We found that willingness of users to vote on proposals increases exponentially with the passage of time, likely due to the increase in tokens acquired over time. It is also seen that the number of proposals passed increases proportionally to the total number created, however, the rate of proposals passed is lower than those that are not passed or are timed out.
The above figure displays the exponential nature of the number of tokens voted per user, showing a strong desire for users to participate in proposals as they acquire the necessary tokens. It is important to note the relatively low rate of votes passing versus timing out (and thus not getting passed). Since we see a strong level of voting participation with the amounts of tokens spent, this is most likely due to a higher rate of proposal rejection rather than a lack of utility in Vision’s voting mechanisms.

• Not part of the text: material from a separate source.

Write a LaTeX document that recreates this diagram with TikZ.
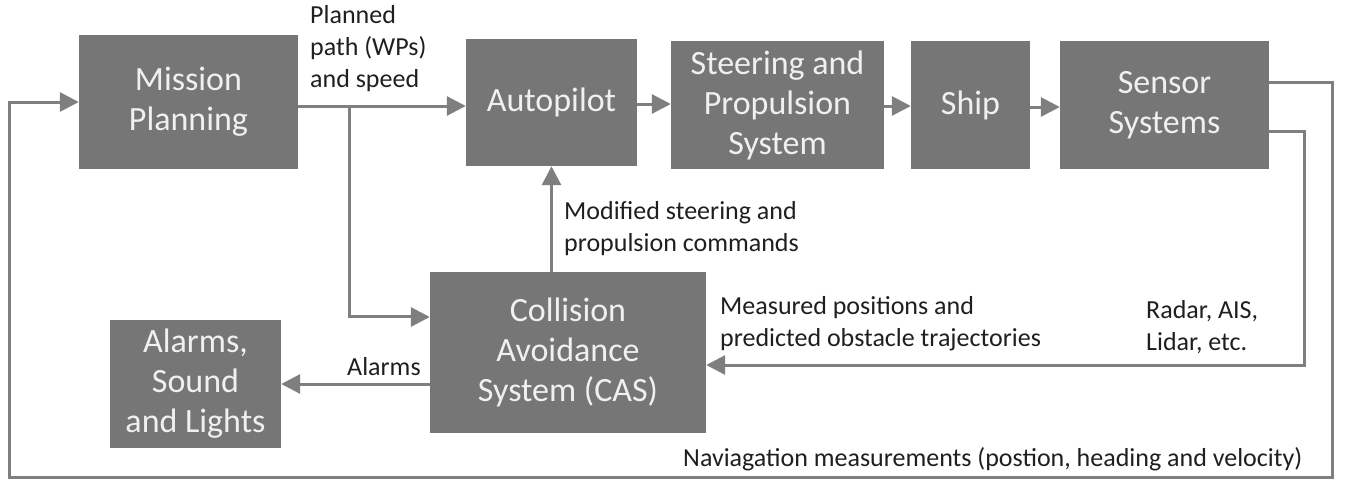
\documentclass[tikz,border=0pt]{standalone}
\usepackage{fontspec}
\setmainfont{Carlito}
\usetikzlibrary{arrows.meta,calc}
\definecolor{boxgray}{HTML}{767676}
\definecolor{linegray}{HTML}{7F7F7F}
\begin{document}
\begin{tikzpicture}[x=1pt,y=-1pt,
 box/.style={fill=boxgray, draw=none, text=white!94!black, align=center, inner sep=0pt, font=\fontsize{34}{40}\selectfont},
 lbl/.style={text=black!88, align=left, inner sep=0pt, anchor=north west, font=\fontsize{26}{32}\selectfont},
 arr/.style={draw=linegray, line width=3pt, -{Triangle[length=19pt,width=19pt]}},
 ln/.style={draw=linegray, line width=3pt}]
\useasboundingbox (0,0) rectangle (1353,483);
% boxes
\node[box, minimum width=219pt, minimum height=134pt] (mp) at (188.5,102) {Mission\\Planning};
\node[box, minimum width=171pt, minimum height=127pt] (ap) at (551.5,102.5) {Autopilot};
\node[box, minimum width=213pt, minimum height=128pt] (sp) at (777.5,105) {Steering and\\Propulsion\\System};
\node[box, minimum width=119pt, minimum height=128pt] (ship) at (970.5,105) {Ship};
\node[box, minimum width=209pt, minimum height=128pt] (sens) at (1164.5,105) {Sensor\\Systems};
\node[box, minimum width=276pt, minimum height=161pt] (cas) at (568,352.5) {Collision\\Avoidance\\System (CAS)};
\node[box, minimum width=171pt, minimum height=128pt] (al) at (195.5,384) {Alarms,\\Sound\\and Lights};
% labels
\node[lbl] (lpp) at (310,5) {Planned\\path (WPs)\\and speed};
\node[lbl] (lmod) at (564,201) {Modified steering and\\propulsion commands};
\node[lbl] (lmeas) at (720,296) {Measured positions and\\predicted obstacle trajectories};
\node[lbl] (lrad) at (1146,300) {Radar, AIS,\\Lidar, etc.};
\node[lbl] (lal) at (347,357) {Alarms};
\node[lbl] (lnav) at (683,447) {Naviagation measurements (postion, heading and velocity)};
% coordinates
\coordinate (br) at (349,106);
\coordinate (s1) at (1332,82);
\coordinate (s2) at (1304,131);
\coordinate (bl) at (9,477);
% connectors
\draw[arr] (mp.east |- br) -- (ap.west |- br);
\draw[arr] (br) |- ($(cas.north west)!0.28!(cas.south west)$);
\draw[arr] (ap.east |- 0,104) -- (sp.west |- 0,104);
\draw[arr] (sp.east |- 0,106) -- (ship.west |- 0,106);
\draw[arr] (ship.east |- 0,107) -- (sens.west |- 0,107);
\draw[arr] (cas.north -| ap.south) -- (ap.south);
\draw[arr] (cas.west |- al.east) -- (al.east);
\draw[arr] (sens.east |- s2) -- (s2) -- (s2 |- 0,365) -- (cas.east |- 0,365);
\draw[arr] (sens.east |- s1) -- (s1) -- (s1 |- bl) -- (bl) -- (bl |- mp.west) -- (mp.west);
\end{tikzpicture}
\end{document}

Experiments showed that accuracy increased over time, regardless of the information maintained by enforcers (\(Ienforcer\)) or jury members (\(Ijury\)). Information is how much more likely an enforcer or jury member will make a claim towards the actual legitimacy of the voting event. For example, if the voter is actually guilty, and \(Ienforcer = 0.5\) the enforcer is 50% more likely to claim guilty than with \(Ienforcer = 0\).
The ratio of falsely innocent (the ratio of innocent-verdict voting events when the voter was guilty to total voting events) and falsely guilty (a similar ratio using the amount of false guilty verdicts) decreases over time, as shown above, when \(Ienforcer = 0.6\) and \(Ijury = 0.3\). The figure illustrates the steady decrease in these ratios, reflecting an increase in the accuracy of the voting system.